We Americans like to think the war against slavery was over a long time ago. But when we gave up slavery, did we also give up mastery?
A New York Times report by William Glaberson on April 26 discloses that the justice department has now moved to choke off the minimal legal protection still available to "enemy combatants" at Guantanamo. If approved by the D.C. circuit court of appeals, the new proposal would restrict each prisoner to one interview to authorize a lawyer, and three subsequent visits by that lawyer. It would give a team of intelligence agents and military overseers the power to scrutinize mail sent by the lawyer to his client. Finally, it would remove the lawyer's right to examine secret evidence used against the prisoner.
"One after another they have closed the heavy iron doors upon him, and now they have him, as it were, bolted in with a lock of a hundred keys, which can never be unlocked without the concurrence of every key; the keys in the hands of a hundred different men, and they scattered to a hundred different and distant places." Lincoln spoke those words about the Dred Scott decision and the effect of denying constitutional rights to the black man. We are seeing the same pattern today, with one difference. The racism unofficially sanctioned now is racism against Arabs.
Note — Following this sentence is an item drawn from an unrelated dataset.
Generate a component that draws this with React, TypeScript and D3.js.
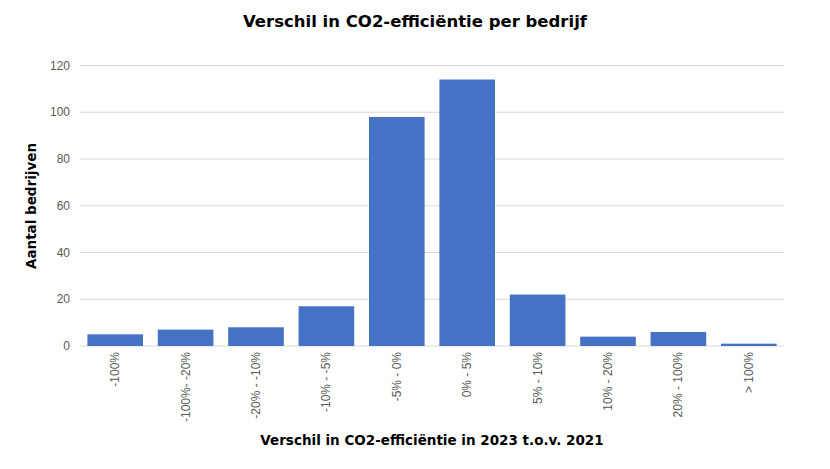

Torture and slavery have something in common. They are expressions of a power that admits no restraint on itself. They issue from the instinct for domination, hardened by a savage self-protectiveness. Yet a slave might always assert his freedom by choosing to die. This last resort has been denied to the Guantanamo prisoners. If they refuse to eat, they are force-fed intravenously. We keep them alive, and starve them of justice, and kill them by inches. Is this done to prevent their becoming martyrs? But they are already martyrs from the terms of their imprisonment. The force-feeding is really the last refinement of state coercion and cruelty.
The problem of Guantanamo is a problem for American society at large. How many fine careers, in how many professions, have been advanced by warm compliance with the new license regarding torture? Think of the authors of the "torture memos," John Yoo, Jay Bybee, and others. Think of John Roberts, whose opinion against the prisoner Salim Ahmed Hamdan, when Roberts sat on the D.C. circuit court of appeals, came seasonably less than a week before his nomination to the supreme court. Or think of the stars and writers of the series 24, which insinuates at once the glamour and the dark necessity of torture.
"Our children," someone said, "are less likely to be hurt by repeal of habeas corpus than they are by a terrorist bomb." This was a muttered comment (nothing more) by a liberal and an opponent of the Iraq war. Yet it revealed a psychological process -- the rationalization by which we barter liberty in order to maintain a vague conceit of security. Better to keep up the arbitrary imprisonment of a few hundred persons, who neither look nor think like us, than to diminish the muffled impression of safety. The train of thought is a sedative; it adds to the gentle suffocation of American freedom under the consensus of fear; but there is anyway this much justice in the tangle of self-deception and cynicism that holds us captive: we cannot possibly break free of it without also freeing others.